A system of equations consists of two or more equations with the same set of variables. The main objective is to find values for these variables that satisfy all the given equations simultaneously. In a system of equations, each equation acts as a constraint on the possible values of the variables.

For example, in the given system of equations:

• \(3x^2 + 4y = 17\)
• \(2x^2 + 5y = 2\)

we are asked to find values of \(x\) and \(y\) that make both equations true at the same time. Solving systems of equations can be done through various methods, including substitution, graphing, and elimination, each with its strengths based on the problem at hand.

Quadratic equations are polynomial equations of the form \(ax^2 + bx + c = 0\), where \(a\), \(b\), and \(c\) are constants. The equation can have up to two real solutions. In our system, the variables \(x^2\) suggest that these are quadratic equations because of the squared term.

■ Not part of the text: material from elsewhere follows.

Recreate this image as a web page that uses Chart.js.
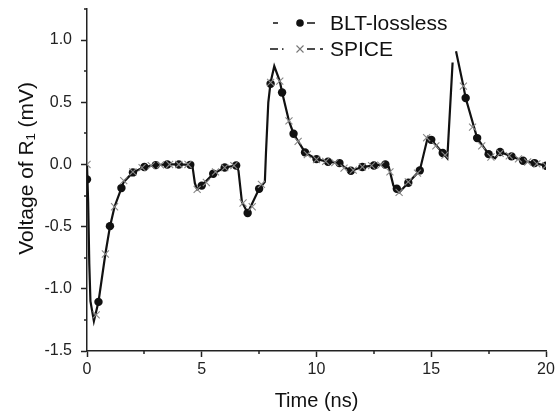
<!DOCTYPE html>
<html>
<head>
<meta charset="utf-8">
<script src="https://cdn.jsdelivr.net/npm/chart.js@4"></script>
<style>
  html, body { margin: 0; padding: 0; background: #fff; }
</style>
</head>
<body>
<canvas id="chart" width="555" height="413"></canvas>
<script>
// solid response curve (ns, mV), null = gap in the trace near 16 ns
const curveTime = [0, 0.05, 0.1, 0.15, 0.3, 0.5, 0.8, 1.0, 1.2, 1.5, 1.6, 2.0, 2.5, 3.0, 3.5, 4.0, 4.5, 4.6, 4.7, 4.8,
  5.0, 5.5, 6.0, 6.5, 6.6, 6.75, 7.0, 7.5, 7.75, 7.8, 7.9, 8.0, 8.16, 8.4, 8.5, 8.8, 9.0, 9.5, 10.0, 10.5,
  11.0, 11.2, 11.5, 12.0, 12.5, 13.0, 13.15, 13.35, 13.5, 13.6, 14.0, 14.5, 14.85, 15.0, 15.5, 15.7, 15.93, 16.0,
  16.08, 16.4, 16.5, 17.0, 17.5, 17.78, 18.0, 18.5, 19.0, 19.5, 20.0];
const curveVolt = [0, -0.3, -0.8, -1.1, -1.26, -1.105, -0.72, -0.5, -0.34, -0.19, -0.14, -0.064, -0.02, -0.005, 0, 0, -0.003, -0.02, -0.15, -0.2,
  -0.17, -0.075, -0.024, -0.008, -0.05, -0.3, -0.39, -0.196, -0.14, 0.1, 0.5, 0.66, 0.79, 0.67, 0.58, 0.35, 0.247, 0.097, 0.043, 0.022,
  0.011, -0.02, -0.051, -0.021, -0.008, 0, -0.02, -0.17, -0.195, -0.225, -0.147, -0.048, 0.22, 0.198, 0.092, 0.05, 0.82, null,
  0.91, 0.63, 0.534, 0.212, 0.083, 0.05, 0.1, 0.065, 0.03, 0.011, -0.01];

// BLT-lossless markers
const bltTime = [0, 0.5, 1, 1.5, 2, 2.5, 3, 3.5, 4, 4.5, 5, 5.5, 6, 6.5, 7, 7.5, 8, 8.5, 9, 9.5,
  10, 10.5, 11, 11.5, 12, 12.5, 13, 13.5, 14, 14.5, 15, 15.5, 16.5, 17, 17.5, 18, 18.5, 19, 19.5, 20];
const bltVolt = [-0.12, -1.105, -0.496, -0.19, -0.064, -0.02, -0.005, 0, 0, -0.003, -0.17, -0.075, -0.024, -0.008, -0.39, -0.196, 0.649, 0.579, 0.247, 0.097,
  0.043, 0.022, 0.011, -0.051, -0.021, -0.008, 0, -0.195, -0.147, -0.048, 0.198, 0.092, 0.534, 0.212, 0.083, 0.1, 0.065, 0.03, 0.011, -0.01];

// SPICE markers
const spiceTime = [0, 0.4, 0.8, 1.2, 1.6, 2.0, 2.4, 2.8, 3.2, 3.6, 4.0, 4.4, 4.8, 5.2, 5.6, 6.0, 6.4, 6.8, 7.2, 7.6,
  8.0, 8.4, 8.8, 9.2, 9.6, 10.0, 10.4, 10.8, 11.2, 11.6, 12.0, 12.4, 12.8, 13.2, 13.6, 14.0, 14.4, 14.8, 15.2, 15.6,
  16.4, 16.8, 17.2, 17.6, 18.0, 18.4, 18.8, 19.2, 19.6, 20.0];
const spiceVolt = [0, -1.21, -0.72, -0.34, -0.13, -0.06, -0.025, -0.01, -0.003, 0, 0, 0, -0.2, -0.145, -0.06, -0.025, -0.01, -0.31, -0.34, -0.16,
  0.66, 0.67, 0.35, 0.185, 0.08, 0.04, 0.025, 0.015, -0.03, -0.045, -0.02, -0.01, -0.005, -0.06, -0.225, -0.14, -0.07, 0.215, 0.15, 0.075,
  0.63, 0.3, 0.15, 0.06, 0.09, 0.07, 0.045, 0.02, 0.005, -0.01];

const xMajor = [0, 5, 10, 15, 20];
const xMinor = [2.5, 7.5, 12.5, 17.5];
const yMajor = [-1.5, -1.0, -0.5, 0.0, 0.5, 1.0];
const yMinor = [-1.25, -0.75, -0.25, 0.25, 0.75, 1.25];

const seriesNames = ["BLT-lossless", "SPICE"];

const axisColor = "#222";
const fontFamily = "'Liberation Sans', Arial, sans-serif";

function pts(xs, ys) {
  return xs.map((x, i) => ({ x: x, y: ys[i] }));
}

const minorTicks = {
  id: "minorTicks",
  afterDraw(chart) {
    const ctx = chart.ctx;
    const xs = chart.scales.x, ys = chart.scales.y;
    ctx.save();
    ctx.strokeStyle = axisColor;
    ctx.lineWidth = 1.5;
    xMinor.forEach((v) => {
      const px = Math.round(xs.getPixelForValue(v));
      ctx.beginPath();
      ctx.moveTo(px, xs.top);
      ctx.lineTo(px, xs.top + 3);
      ctx.stroke();
    });
    yMinor.forEach((v) => {
      const py = Math.round(ys.getPixelForValue(v));
      ctx.beginPath();
      ctx.moveTo(ys.right, py);
      ctx.lineTo(ys.right - 3, py);
      ctx.stroke();
    });
    ctx.restore();
  },
};

const legendBox = {
  id: "legendBox",
  afterDraw(chart) {
    const ctx = chart.ctx;
    ctx.save();
    ctx.strokeStyle = "#111";
    ctx.lineWidth = 1.5;
    // BLT-lossless: dash, dot, dash
    let y = 23;
    ctx.beginPath();
    ctx.moveTo(273, y); ctx.lineTo(278, y);
    ctx.moveTo(307, y); ctx.lineTo(315, y);
    ctx.stroke();
    ctx.fillStyle = "#111";
    ctx.beginPath();
    ctx.arc(300, y, 3.8, 0, Math.PI * 2);
    ctx.fill();
    // SPICE: dash-dot with cross
    y = 49;
    ctx.beginPath();
    ctx.moveTo(270, y); ctx.lineTo(278, y);
    ctx.moveTo(307, y); ctx.lineTo(315, y);
    ctx.moveTo(320, y); ctx.lineTo(323, y);
    ctx.stroke();
    ctx.fillRect(282, y - 0.7, 1.5, 1.5);
    ctx.strokeStyle = "#777";
    ctx.lineWidth = 1.1;
    ctx.beginPath();
    ctx.moveTo(296.5, y - 3.5); ctx.lineTo(303.5, y + 3.5);
    ctx.moveTo(296.5, y + 3.5); ctx.lineTo(303.5, y - 3.5);
    ctx.stroke();
    ctx.fillStyle = "#111";
    ctx.font = "21px " + fontFamily;
    ctx.textBaseline = "middle";
    ctx.fillText(seriesNames[0], 330, 24);
    ctx.fillText(seriesNames[1], 330, 50);
    ctx.restore();
  },
};

new Chart(document.getElementById("chart"), {
  type: "line",
  data: {
    datasets: [
      {
        label: "curve",
        data: pts(curveTime, curveVolt),
        borderColor: "#111",
        borderWidth: 2.2,
        pointRadius: 0,
        tension: 0,
        spanGaps: false,
        order: 3,
      },
      {
        label: seriesNames[0],
        data: pts(bltTime, bltVolt),
        showLine: false,
        pointStyle: "circle",
        pointRadius: 4.2,
        backgroundColor: "#111",
        borderColor: "#111",
        borderWidth: 0,
        order: 2,
      },
      {
        label: seriesNames[1],
        data: pts(spiceTime, spiceVolt),
        showLine: false,
        pointStyle: "crossRot",
        pointRadius: 5,
        borderColor: "#888",
        borderWidth: 1.1,
        order: 1,
      },
    ],
  },
  options: {
    responsive: false,
    animation: false,
    layout: { padding: { top: 9, right: 9, left: 0, bottom: 0 } },
    plugins: {
      legend: { display: false },
      tooltip: { enabled: false },
    },
    scales: {
      x: {
        type: "linear",
        min: 0,
        max: 20,
        afterBuildTicks: (s) => { s.ticks = xMajor.map((v) => ({ value: v })); },
        afterFit: (s) => { s.height = 62; s.paddingLeft = 0; s.paddingRight = 0; },
        border: { color: axisColor, width: 1.5 },
        grid: { drawOnChartArea: false, tickLength: 6, tickColor: axisColor, tickWidth: 1.5 },
        ticks: {
          color: axisColor,
          font: { family: fontFamily, size: 16 },
          padding: 3,
          maxRotation: 0,
          callback: (v) => String(v),
        },
        title: {
          display: true,
          text: "Time (ns)",
          color: "#111",
          font: { family: fontFamily, size: 20 },
          padding: { top: 0, bottom: 0 },
        },
      },
      y: {
        type: "linear",
        min: -1.5,
        max: 1.25,
        afterBuildTicks: (s) => { s.ticks = yMajor.map((v) => ({ value: v })); },
        afterFit: (s) => { s.width = 87; s.paddingTop = 0; s.paddingBottom = 0; },
        border: { color: axisColor, width: 1.5 },
        grid: { drawOnChartArea: false, tickLength: 6, tickColor: axisColor, tickWidth: 1.5 },
        ticks: {
          color: axisColor,
          font: { family: fontFamily, size: 16 },
          padding: 9,
          callback: (v) => Number(v).toFixed(1),
        },
        title: {
          display: true,
          // leading spaces nudge the rotated title up a little, as in the original
          text: "    Voltage of R\u2081 (mV)",
          color: "#111",
          font: { family: fontFamily, size: 21 },
          padding: { top: 15, bottom: 0 },
        },
      },
    },
  },
  plugins: [minorTicks, legendBox],
});
</script>
</body>
</html>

In the process of solving the system, even though there is no explicit quadratic equation on its own to solve directly, the presence of \(x^2\) necessitates understanding of solving quadratics when isolating variables.

The method involves manipulating the system until one of the equations is reduced in such a way that allows one to set up a typical quadratic form, often using substitution or elimination.

Variable elimination is a straightforward technique used to simplify solving systems of equations by removing one variable, making it easier to solve for the other. This is done by aligning the equations so that one variable cancels out, leaving an equation in a single variable.

In our problem, we choose to eliminate the variable \(y\) by manipulating the equations. We multiply each equation to make the coefficients of \(y\) equal so that when the equations are subtracted, \(y\) disappears.

• For the first equation, multiply by \(5\) to get: \(15x^2 + 20y = 85\)
• For the second equation, multiply by \(4\) to get: \(8x^2 + 20y = 8\)

By subtracting the second equation from the first, \(y\) is eliminated, and you are left with a simpler equation \(7x^2 = 77\), facilitating an easy solution for \(x\). Once \(x\) is determined, substitute back to find \(y\). This efficient method drastically reduces the complexity of solving the system.